Prisoner-Workers Strike in Alabama

Inmates at Staton Correctional Facility in Elmore, Alabama. Image source: AP Photo/Kim Chandler.

Thousands of prisoners in the Alabama state prison system have gone on strike, refusing to cook, clean, conduct regular maintenance, or labor to produce the license plates and furniture that they commonly make and from which the corrections system profits.

The inmates are striking to put an end to a long list of grievances, including overcrowding, filthy conditions, violence against inmates, poor medical care, understaffing, inefficient parole processes, and “inhumane treatment” in general. The prisoners are accusing the state of violating their 8th Amendment rights against excessive bail, excessive fines, and “cruel and unusual punishments.” 

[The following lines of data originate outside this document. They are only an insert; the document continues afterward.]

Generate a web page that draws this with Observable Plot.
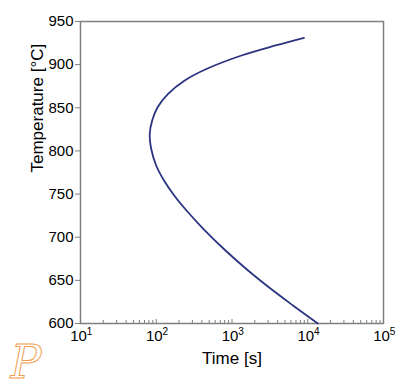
<!DOCTYPE html>
<html>
<head>
<meta charset="utf-8">
<script src="https://cdn.jsdelivr.net/npm/d3@7"></script>
<script src="https://cdn.jsdelivr.net/npm/@observablehq/plot@0.6"></script>
<style>
  html, body { margin: 0; padding: 0; background: #fff; }
  #wrap { position: relative; width: 401px; height: 391px; }
  #logo { position: absolute; left: 2px; top: 332px; }
</style>
</head>
<body>
<div id="wrap"></div>
<script>
// Time [s] along the C-curve (top to bottom)
const times = [8925, 3752, 1335, 466.3, 237.5, 143.4, 104.2, 88.4, 82, 86.0, 99.8, 126.6, 172.6, 250.8, 417.9, 820.8, 1631, 3252, 6387, 13575];
// Temperature [°C]
const temps = [931.1, 922.2, 910.6, 895.2, 881.6, 866.2, 850.7, 835.3, 820, 802, 783.1, 765.7, 748.4, 731, 709.8, 684.6, 661.4, 640.2, 620.9, 600];

const xTicks = [10, 100, 1000, 10000, 100000];
const xTickBase = ["10", "10", "10", "10", "10"];
const xTickExp = ["1", "2", "3", "4", "5"];
const yTicks = [600, 650, 700, 750, 800, 850, 900, 950];

const data = times.map((t, i) => ({time: t, temp: temps[i]}));
const minorTicks = [];
for (let d = 10; d < 100000; d *= 10) for (let k = 2; k <= 9; k++) minorTicks.push(d * k);

const axisColor = "#7f7f7f";
const font = "Liberation Sans, Arial, sans-serif";
const chart = Plot.plot({
  width: 401,
  height: 391,
  marginLeft: 80,
  marginRight: 18,
  marginTop: 21,
  marginBottom: 68,
  style: {fontFamily: font, fontSize: "15px", color: "#000", background: "#fff"},
  x: {type: "log", domain: [10, 100000]},
  y: {domain: [600, 950]},
  marks: [
    Plot.frame({stroke: axisColor, strokeWidth: 1.5}),
    Plot.axisX(xTicks, {tickSize: -4, stroke: axisColor, text: null, label: null}),
    Plot.axisX(minorTicks, {tickSize: -3, stroke: axisColor, text: null, label: null}),
    Plot.text(xTicks, {x: (d) => d, y: 600, text: (d, i) => xTickBase[i], dy: 13, dx: -2, fontSize: 15, fill: "#000"}),
    Plot.text(xTicks, {x: (d) => d, y: 600, text: (d, i) => xTickExp[i], dy: 8, dx: 9, fontSize: 10, fill: "#000"}),
    Plot.axisY(yTicks, {tickSize: 5, stroke: axisColor, tickPadding: 2, fontSize: 15, label: null, tickFormat: d3.format("d")}),
    Plot.line(data, {x: "time", y: "temp", stroke: "#2b3480", strokeWidth: 1.8, curve: "catmull-rom"}),
    Plot.text(["Time [s]"], {frameAnchor: "bottom", dy: 40, fontSize: 17, fill: "#000"}),
    Plot.text(["Temperature [°C]"], {frameAnchor: "left", dx: -43, rotate: -90, fontSize: 17, fill: "#000"})
  ]
});
document.getElementById("wrap").appendChild(chart);

const logo = document.createElementNS("http://www.w3.org/2000/svg", "svg");
logo.setAttribute("id", "logo");
logo.setAttribute("width", "48");
logo.setAttribute("height", "56");
logo.innerHTML = '<text x="24" y="46" text-anchor="middle" font-family="DejaVu Serif, serif" font-style="italic" font-size="46" fill="#fff" stroke="#f0a050" stroke-width="1">P</text>';
document.getElementById("wrap").appendChild(logo);
</script>
</body>
</html>
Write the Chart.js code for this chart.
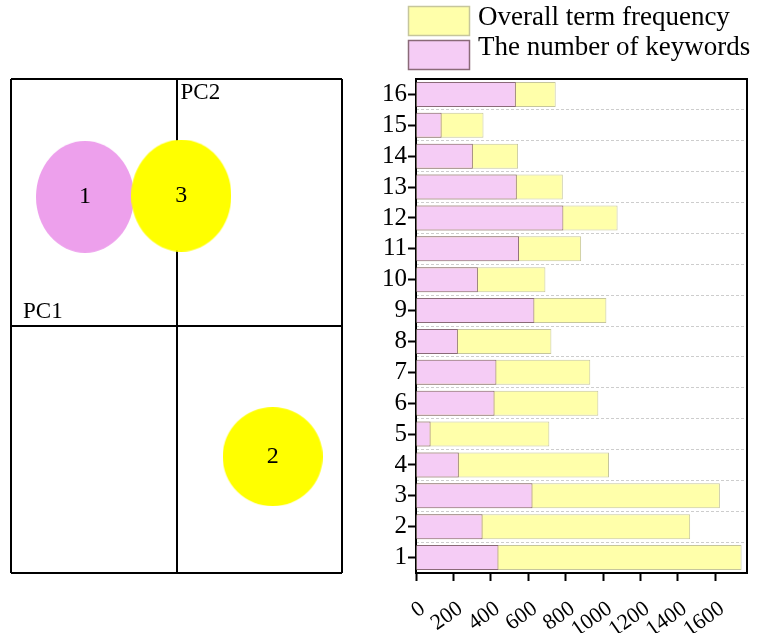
<!DOCTYPE html>
<html>
<head>
<meta charset="utf-8">
<script src="https://cdn.jsdelivr.net/npm/chart.js@4.4.0/dist/chart.umd.min.js"></script>
<style>
html,body{margin:0;padding:0;background:#fff;}
#wrap{position:relative;width:758px;height:637px;overflow:hidden;background:#fff;}
#left{position:absolute;left:0;top:0;width:360px;height:637px;}
#right{position:absolute;left:360px;top:0;width:398px;height:637px;}
</style>
</head>
<body>
<div id="wrap">
  <div id="left"><canvas id="c1"></canvas></div>
  <div id="right"><canvas id="c2"></canvas></div>
</div>
<script>
// ---------- data ----------
const categories = ['1','2','3','4','5','6','7','8','9','10','11','12','13','14','15','16'];
const termFrequency = [1741,1466,1625,1032,713,975,932,724,1018,692,883,1078,785,546,361,747];
const keywordCount  = [441,356,623,229,78,420,430,224,633,331,551,788,539,304,137,534];
const xTickValues   = [0,200,400,600,800,1000,1200,1400,1600];
const seriesNames   = ['Overall term frequency','The number of keywords'];

const clusterLabels = ['1','2','3'];
const pc1Values = [-0.553, 0.581, 0.029];
const pc2Values = [0.523, -0.529, 0.528];
const axisNames = ['PC1','PC2'];

// ---------- styles ----------
const FONT = '"Liberation Serif", "Times New Roman", serif';
Chart.defaults.font.family = FONT;
Chart.defaults.color = '#000';
const clusterColors = ['#EDA0EC', '#FFFF00', '#FFFF00'];
const ellipseSizes = [[98,112],[100,99],[100,112]];
const yellowFill = '#FFFFAA', yellowLine = '#C6C69C';
const pinkFill = '#F5CCF5', pinkLine = '#8A6A78';

function ellipseCanvas(w, h, color) {
  const c = document.createElement('canvas');
  c.width = w; c.height = h;
  const g = c.getContext('2d');
  g.fillStyle = color;
  g.beginPath();
  g.ellipse(w/2, h/2, w/2, h/2, 0, 0, Math.PI*2);
  g.fill();
  return c;
}

// ---------- left: PC quadrant ----------
const quadPlugin = {
  id: 'quadText',
  afterDatasetsDraw(chart) {
    const ctx = chart.ctx;
    const xs = chart.scales.x, ys = chart.scales.y;
    const meta = chart.getDatasetMeta(0);
    ctx.save();
    ctx.fillStyle = '#000';
    ctx.font = '24px ' + FONT;
    ctx.textAlign = 'center';
    ctx.textBaseline = 'middle';
    meta.data.forEach((pt, i) => ctx.fillText(clusterLabels[i], pt.x, pt.y));
    ctx.font = '23px ' + FONT;
    ctx.textAlign = 'left';
    ctx.textBaseline = 'alphabetic';
    ctx.fillText(axisNames[0], chart.chartArea.left + 12, ys.getPixelForValue(0) - 8);
    ctx.fillText(axisNames[1], xs.getPixelForValue(0) + 4, chart.chartArea.top + 20);
    ctx.restore();
  }
};

new Chart(document.getElementById('c1'), {
  type: 'scatter',
  data: {
    datasets: [{
      data: pc1Values.map((x, i) => ({x: x, y: pc2Values[i]})),
      pointStyle: clusterLabels.map((l, i) => ellipseCanvas(ellipseSizes[i][0], ellipseSizes[i][1], clusterColors[i])),
      pointRadius: 50,
      clip: false
    }]
  },
  options: {
    responsive: true,
    maintainAspectRatio: false,
    animation: false,
    events: [],
    layout: {autoPadding: false, padding: {left: 11, top: 79, right: 18, bottom: 64}},
    plugins: {legend: {display: false}, tooltip: {enabled: false}},
    scales: {
      x: {
        type: 'linear', min: -1, max: 1,
        ticks: {display: false, stepSize: 1},
        grid: {color: '#000', lineWidth: 2, drawTicks: false},
        border: {display: false},
        afterFit: s => { s.height = 0; }
      },
      y: {
        type: 'linear', min: -1, max: 1,
        ticks: {display: false, stepSize: 1},
        grid: {color: '#000', lineWidth: 2, drawTicks: false},
        border: {display: false},
        afterFit: s => { s.width = 0; }
      }
    }
  },
  plugins: [quadPlugin]
});

// ---------- right: horizontal bars ----------
const framePlugin = {
  id: 'frameLegend',
  afterDraw(chart) {
    const ctx = chart.ctx;
    const a = chart.chartArea;
    ctx.save();
    ctx.strokeStyle = '#000';
    ctx.lineWidth = 2;
    ctx.beginPath();
    ctx.moveTo(a.left, a.top); ctx.lineTo(a.right, a.top); ctx.lineTo(a.right, a.bottom);
    ctx.stroke();
    // legend
    const items = [
      {text: seriesNames[0], fill: yellowFill, line: yellowLine, y: 6, base: 25},
      {text: seriesNames[1], fill: pinkFill, line: pinkLine, y: 40, base: 55}
    ];
    ctx.font = '27px ' + FONT;
    ctx.textAlign = 'left';
    ctx.textBaseline = 'alphabetic';
    items.forEach(it => {
      ctx.fillStyle = it.fill;
      ctx.fillRect(48, it.y, 62, 30);
      ctx.strokeStyle = it.line;
      ctx.lineWidth = 1.5;
      ctx.strokeRect(48.5, it.y + 0.5, 61, 29);
      ctx.fillStyle = '#000';
      ctx.fillText(it.text, 118, it.base);
    });
    ctx.restore();
  }
};

new Chart(document.getElementById('c2'), {
  type: 'bar',
  data: {
    labels: categories,
    datasets: [
      {label: seriesNames[1], data: keywordCount, backgroundColor: pinkFill, borderColor: pinkLine,
       borderWidth: 1, order: 0, barPercentage: 0.81, categoryPercentage: 1},
      {label: seriesNames[0], data: termFrequency, backgroundColor: yellowFill, borderColor: yellowLine,
       borderWidth: 1, order: 1, barPercentage: 0.81, categoryPercentage: 1}
    ]
  },
  options: {
    indexAxis: 'y',
    responsive: true,
    maintainAspectRatio: false,
    animation: false,
    events: [],
    layout: {padding: {left: 16, right: 11, top: 79, bottom: 4}},
    plugins: {legend: {display: false}, tooltip: {enabled: false}},
    scales: {
      x: {
        type: 'linear', min: 0, max: 1770, stacked: false,
        afterBuildTicks: s => { s.ticks = xTickValues.map(v => ({value: v})); },
        ticks: {font: {size: 22}, color: '#000', minRotation: 35, maxRotation: 35, padding: 15, labelOffset: 7,
                autoSkip: false, callback: v => String(v)},
        grid: {drawOnChartArea: false, drawTicks: true, tickLength: 8, tickColor: '#000', tickWidth: 2},
        border: {color: '#000', width: 2},
        afterFit: s => { s.height = 60; }
      },
      y: {
        type: 'category', stacked: true, reverse: true, offset: true,
        ticks: {font: {size: 25}, color: '#000', padding: 1, autoSkip: false},
        grid: {offset: false, drawOnChartArea: false, drawTicks: true, tickLength: 8, tickColor: '#000', tickWidth: 2},
        border: {color: '#000', width: 2},
        afterFit: s => { s.width = 40; }
      },
      yGrid: {
        type: 'category', position: 'left', reverse: true, offset: true,
        ticks: {display: false},
        grid: {offset: true, drawTicks: false, color: '#CDCDCD', lineWidth: 1},
        border: {display: false, dash: [3, 2]},
        afterFit: s => { s.width = 0; }
      }
    }
  },
  plugins: [framePlugin]
});
</script>
</body>
</html>
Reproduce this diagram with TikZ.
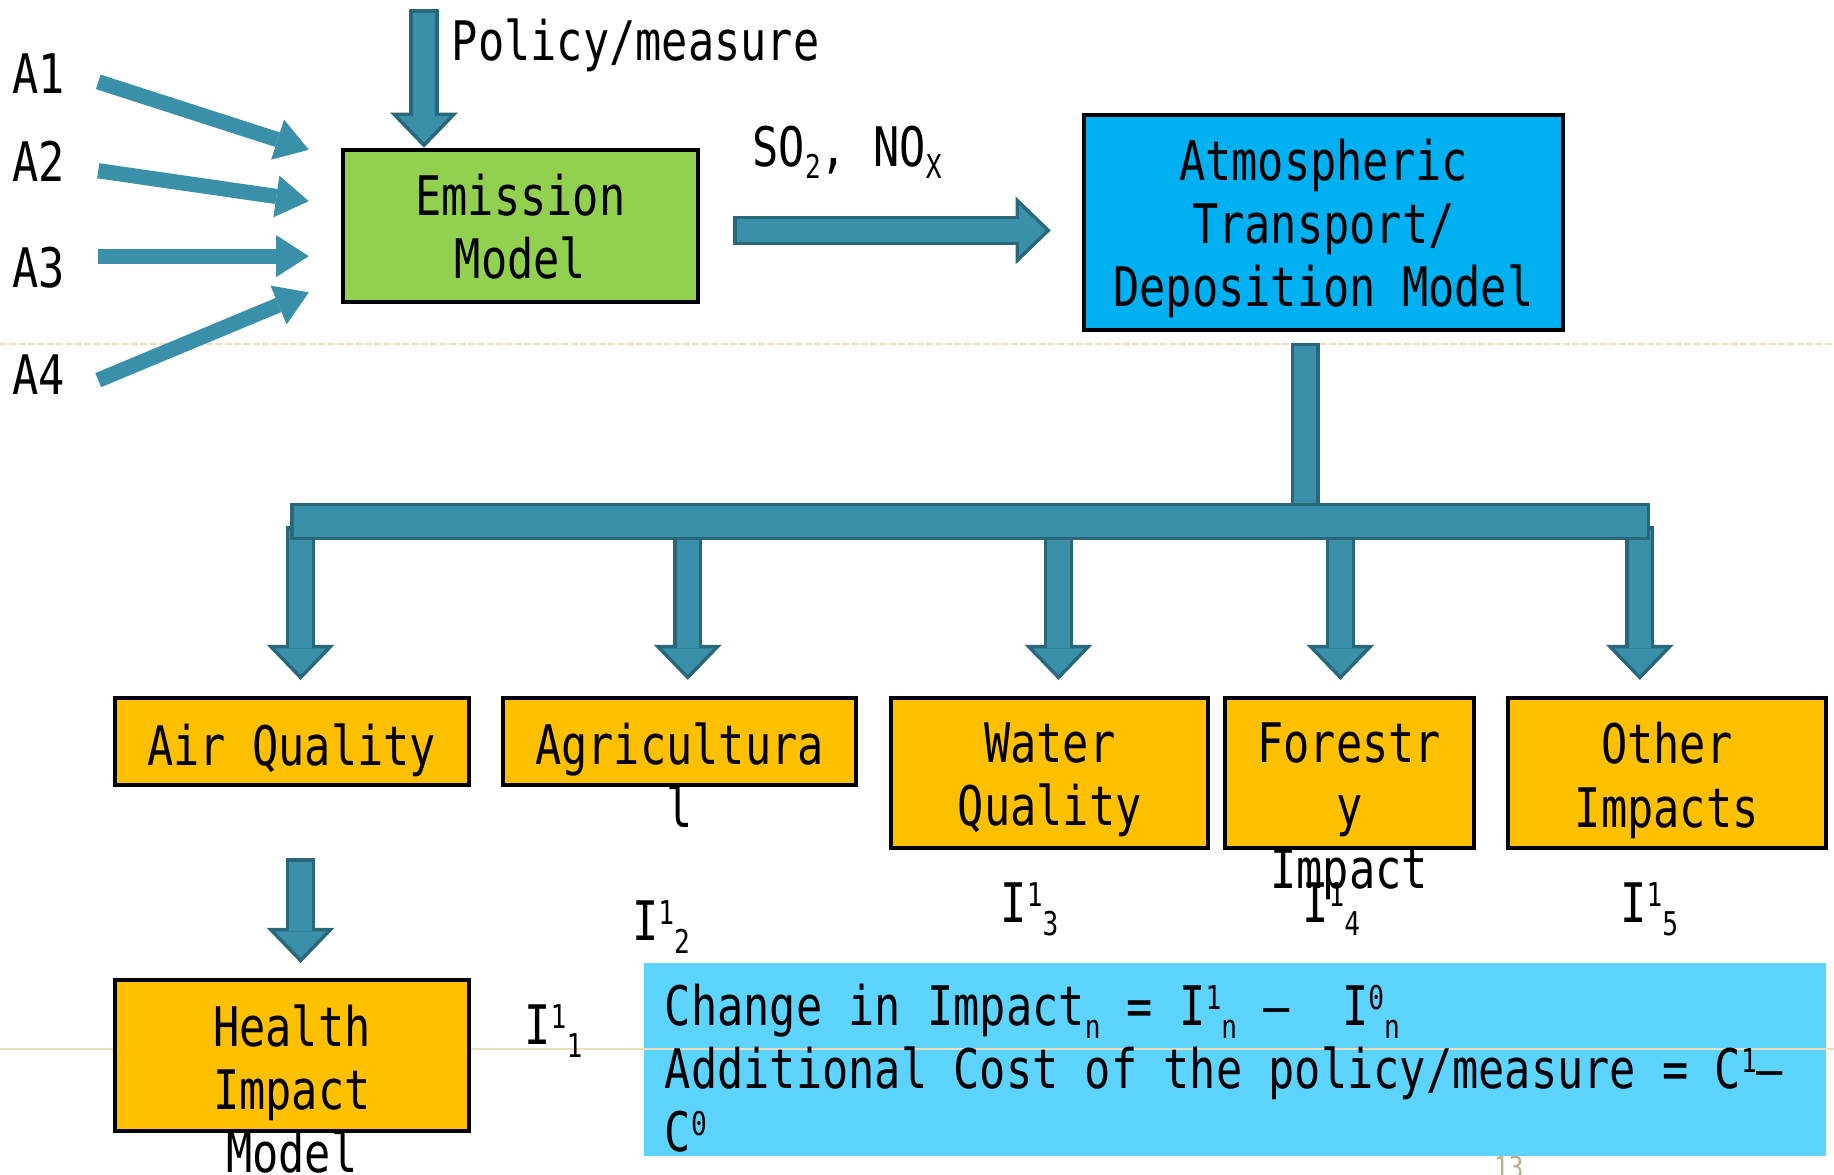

While their strike began only days after a wounded inmate suffered incomplete and perhaps inadequate medical treatment, inmates and activists outside the system had been organizing for the strike for months. Their demands include guarantees of the right to parole for those eligible; repeal of the state’s Habitual Felony Offender Act; an end of life-without-parole sentences; reduction of the time needed for parole eligibility (from 30 to 15 years); creation of a board to oversee the Alabama parole process; streamlined procedures for medical furlough; ensuring that eligible persons receive less time for doing so-called “good time;” and the establishment of an “integrity unit” to investigate possible wrongful convictions.

These grievances and the list of proposed reforms all highlight the reality of prisons in Alabama and other states: prisoners are regularly abused and exploited, and they have been for at least one hundred and fifty years. Alabama has a long history of employing prisoners for profit through the convict leasing system, in which they made small commodities like leather bags and saddles. But they also did backbreaking labor in coal mines for private companies like the Tennessee Coal, Iron and Railway Company, which profited handsomely while hundreds died grisly deaths years before their sentences were up. 

The current prisoners’ action also shows that even under terrible conditions, they have potential power. Like workers elsewhere, they have the ability to withhold their labor, without which society cannot run. While it remains to be seen if they will disrupt the normal functioning of the prisons enough to win any or all of their demands, they are showing that organizing together and taking collective action can be a powerful tool for both workers’ self-defense and also to drive social change, wherever there is exploitation and oppression.